Don Giovanni is one of
my favourite operas; I met it first through the splendidly-overblown
Joseph Losey film in the 1980s,
and have continued to enjoy it since.
Something I find in it, though, doesn't seem to have been talked about
much: the portrayed decay (both moral and effectual) of the old
aristocratic order. What does Don Ottavio plan to do when he is
brought, finally, to realise that the (maybe-)violator of his true
love and (certainly) murderer of her father is indeed Don Giovanni?
Will he run the scoundrel through? Will he denounce him to the world?
No, he will go away and call the authorities. He's a meek little man
thrust into the role of a noble knight, and it's just too big for him.
Meanwhile, Donna Anna's primary role is to put off Don Ottavio. "Just
give me one more year for my grief to run its course"… and naturally
we believe that she'll marry him after the year. Yes, of course we do.

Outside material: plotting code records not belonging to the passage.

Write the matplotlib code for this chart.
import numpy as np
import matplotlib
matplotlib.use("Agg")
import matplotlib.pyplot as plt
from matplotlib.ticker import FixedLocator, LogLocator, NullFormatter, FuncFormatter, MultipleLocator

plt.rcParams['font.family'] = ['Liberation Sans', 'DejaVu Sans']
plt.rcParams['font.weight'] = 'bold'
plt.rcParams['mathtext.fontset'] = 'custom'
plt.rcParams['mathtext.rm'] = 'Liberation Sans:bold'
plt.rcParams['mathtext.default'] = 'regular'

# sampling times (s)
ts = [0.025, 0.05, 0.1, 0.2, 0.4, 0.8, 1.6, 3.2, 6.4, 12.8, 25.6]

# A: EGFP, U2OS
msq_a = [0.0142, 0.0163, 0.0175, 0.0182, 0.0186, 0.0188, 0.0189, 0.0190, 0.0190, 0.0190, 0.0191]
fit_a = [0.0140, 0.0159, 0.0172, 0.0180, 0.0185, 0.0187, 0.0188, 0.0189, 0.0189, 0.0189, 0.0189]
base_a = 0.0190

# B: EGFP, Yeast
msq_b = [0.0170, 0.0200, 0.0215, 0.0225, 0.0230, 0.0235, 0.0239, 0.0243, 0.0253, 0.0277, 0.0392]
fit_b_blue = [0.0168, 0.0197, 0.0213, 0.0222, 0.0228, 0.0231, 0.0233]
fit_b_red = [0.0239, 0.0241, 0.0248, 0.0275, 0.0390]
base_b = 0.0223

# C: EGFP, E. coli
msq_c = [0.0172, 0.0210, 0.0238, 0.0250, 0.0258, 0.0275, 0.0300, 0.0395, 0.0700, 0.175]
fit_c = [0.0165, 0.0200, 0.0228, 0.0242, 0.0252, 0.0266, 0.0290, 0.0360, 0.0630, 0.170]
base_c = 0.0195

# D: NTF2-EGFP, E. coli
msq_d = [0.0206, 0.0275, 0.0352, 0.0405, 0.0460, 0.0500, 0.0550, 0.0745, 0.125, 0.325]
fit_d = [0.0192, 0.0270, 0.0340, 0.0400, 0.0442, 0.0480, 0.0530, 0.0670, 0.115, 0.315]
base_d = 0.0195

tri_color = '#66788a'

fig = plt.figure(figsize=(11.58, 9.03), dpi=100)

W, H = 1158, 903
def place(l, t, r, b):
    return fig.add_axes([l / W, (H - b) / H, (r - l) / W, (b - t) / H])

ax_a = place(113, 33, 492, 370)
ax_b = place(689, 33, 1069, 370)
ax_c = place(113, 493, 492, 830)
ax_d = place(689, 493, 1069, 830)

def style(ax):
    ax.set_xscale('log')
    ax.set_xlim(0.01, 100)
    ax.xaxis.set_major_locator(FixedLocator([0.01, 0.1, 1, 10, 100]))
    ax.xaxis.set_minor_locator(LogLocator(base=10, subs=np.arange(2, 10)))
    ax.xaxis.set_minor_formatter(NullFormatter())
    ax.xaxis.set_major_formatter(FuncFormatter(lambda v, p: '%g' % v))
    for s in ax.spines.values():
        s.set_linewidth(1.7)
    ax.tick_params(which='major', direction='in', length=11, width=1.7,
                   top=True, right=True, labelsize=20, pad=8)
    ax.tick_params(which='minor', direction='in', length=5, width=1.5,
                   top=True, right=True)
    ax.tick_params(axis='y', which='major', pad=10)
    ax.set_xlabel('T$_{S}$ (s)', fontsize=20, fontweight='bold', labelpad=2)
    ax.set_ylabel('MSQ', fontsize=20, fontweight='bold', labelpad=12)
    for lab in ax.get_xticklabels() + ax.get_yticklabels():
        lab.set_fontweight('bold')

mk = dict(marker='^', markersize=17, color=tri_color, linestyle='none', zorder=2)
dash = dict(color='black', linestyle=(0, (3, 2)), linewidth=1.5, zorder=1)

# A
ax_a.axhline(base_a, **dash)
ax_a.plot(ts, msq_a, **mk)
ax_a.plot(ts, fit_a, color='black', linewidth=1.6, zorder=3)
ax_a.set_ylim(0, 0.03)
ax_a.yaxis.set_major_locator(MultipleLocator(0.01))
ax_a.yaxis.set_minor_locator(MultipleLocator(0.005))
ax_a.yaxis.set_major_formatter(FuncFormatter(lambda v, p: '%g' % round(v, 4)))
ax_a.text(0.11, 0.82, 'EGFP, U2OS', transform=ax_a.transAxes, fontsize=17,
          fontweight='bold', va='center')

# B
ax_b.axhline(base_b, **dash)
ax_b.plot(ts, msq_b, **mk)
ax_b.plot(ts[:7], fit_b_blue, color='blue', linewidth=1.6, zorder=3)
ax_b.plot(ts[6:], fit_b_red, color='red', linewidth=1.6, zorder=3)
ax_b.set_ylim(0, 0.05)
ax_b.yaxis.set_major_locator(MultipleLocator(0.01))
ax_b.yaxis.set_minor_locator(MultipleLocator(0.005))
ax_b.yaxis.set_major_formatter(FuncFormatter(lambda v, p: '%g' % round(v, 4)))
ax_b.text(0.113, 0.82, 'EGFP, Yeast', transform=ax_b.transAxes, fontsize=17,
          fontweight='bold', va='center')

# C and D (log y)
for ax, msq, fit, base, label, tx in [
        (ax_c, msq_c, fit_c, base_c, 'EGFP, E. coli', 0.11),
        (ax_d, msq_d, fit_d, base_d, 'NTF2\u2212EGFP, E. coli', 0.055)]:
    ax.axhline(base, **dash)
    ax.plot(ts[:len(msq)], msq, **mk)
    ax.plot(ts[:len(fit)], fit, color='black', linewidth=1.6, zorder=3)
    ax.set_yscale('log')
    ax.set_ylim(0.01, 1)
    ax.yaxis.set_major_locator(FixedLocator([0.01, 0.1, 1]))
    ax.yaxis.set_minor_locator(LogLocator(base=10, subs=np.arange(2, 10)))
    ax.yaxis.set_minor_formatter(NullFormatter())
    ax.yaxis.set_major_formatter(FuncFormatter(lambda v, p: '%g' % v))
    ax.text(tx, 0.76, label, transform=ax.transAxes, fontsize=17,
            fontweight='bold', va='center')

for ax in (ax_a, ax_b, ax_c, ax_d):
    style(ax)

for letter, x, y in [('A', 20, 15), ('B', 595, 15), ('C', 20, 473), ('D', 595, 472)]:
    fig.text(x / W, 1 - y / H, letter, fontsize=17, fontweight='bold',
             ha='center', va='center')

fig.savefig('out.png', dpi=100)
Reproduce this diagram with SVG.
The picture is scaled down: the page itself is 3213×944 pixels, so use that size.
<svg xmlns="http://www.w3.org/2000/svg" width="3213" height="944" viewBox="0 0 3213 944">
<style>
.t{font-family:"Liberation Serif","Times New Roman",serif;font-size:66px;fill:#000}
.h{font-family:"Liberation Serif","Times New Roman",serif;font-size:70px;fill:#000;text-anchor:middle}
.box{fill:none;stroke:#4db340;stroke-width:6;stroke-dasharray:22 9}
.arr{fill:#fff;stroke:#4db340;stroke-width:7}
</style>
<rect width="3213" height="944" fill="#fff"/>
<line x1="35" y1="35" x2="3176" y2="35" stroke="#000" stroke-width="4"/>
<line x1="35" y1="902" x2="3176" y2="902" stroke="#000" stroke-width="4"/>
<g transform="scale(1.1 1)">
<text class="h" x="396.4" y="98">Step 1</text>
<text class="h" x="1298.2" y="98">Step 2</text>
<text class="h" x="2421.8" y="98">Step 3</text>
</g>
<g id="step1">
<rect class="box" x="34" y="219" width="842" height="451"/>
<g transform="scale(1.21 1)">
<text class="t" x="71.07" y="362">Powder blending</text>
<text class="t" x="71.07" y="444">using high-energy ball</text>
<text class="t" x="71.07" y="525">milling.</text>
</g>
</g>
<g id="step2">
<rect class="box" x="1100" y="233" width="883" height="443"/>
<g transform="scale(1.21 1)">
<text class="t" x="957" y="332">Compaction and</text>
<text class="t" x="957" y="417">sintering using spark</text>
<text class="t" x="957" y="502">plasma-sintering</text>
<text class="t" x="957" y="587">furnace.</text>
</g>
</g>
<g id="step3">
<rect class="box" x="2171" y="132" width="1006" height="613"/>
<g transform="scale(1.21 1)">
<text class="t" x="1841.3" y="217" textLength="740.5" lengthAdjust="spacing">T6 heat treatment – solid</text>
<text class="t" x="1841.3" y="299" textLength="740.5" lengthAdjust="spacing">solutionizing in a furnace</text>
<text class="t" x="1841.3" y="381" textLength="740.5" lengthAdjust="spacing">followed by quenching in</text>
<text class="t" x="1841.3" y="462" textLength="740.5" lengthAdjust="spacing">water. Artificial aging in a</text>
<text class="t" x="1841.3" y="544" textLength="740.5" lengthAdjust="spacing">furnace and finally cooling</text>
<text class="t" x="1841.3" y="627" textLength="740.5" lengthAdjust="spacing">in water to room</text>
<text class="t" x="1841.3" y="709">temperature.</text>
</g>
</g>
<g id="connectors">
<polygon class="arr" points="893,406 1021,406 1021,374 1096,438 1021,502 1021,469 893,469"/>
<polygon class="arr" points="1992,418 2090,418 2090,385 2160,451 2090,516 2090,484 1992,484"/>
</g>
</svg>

Donna Elvira is the only one of the three "good" nobles to have a
spine of her own, and her future… her future is to immure herself in a
convent, where she will have no contact with or influence over the
world.
And Don Giovanni himself: his sin, in the end, is to be consistent. He
has chosen the role of the licentious nobleman, and he sticks with it
to the end. He is given every chance to break away, lastly by Elvira
and the Commendatore himself; he knows what will happen to him if he
carries on; but he is true to his course, and his reward is to be
dragged off to hell. And the Commendatore violates his hospitality
to do it! (Not that this necessarily occurred to da Ponte.)
This is the end of evildoers!
And the wicked die as they have lived!
But this is also the end of the aristocracy, and the good don't seem
to be in much better shape than the wicked.
Meanwhile below stairs, Leporello "wants to be a gentleman" but
clearly never will be – he's going straight back to the inn to find a
new boss – and Masetto has no respect for his "betters" at all. They
are the survivors; they are the future.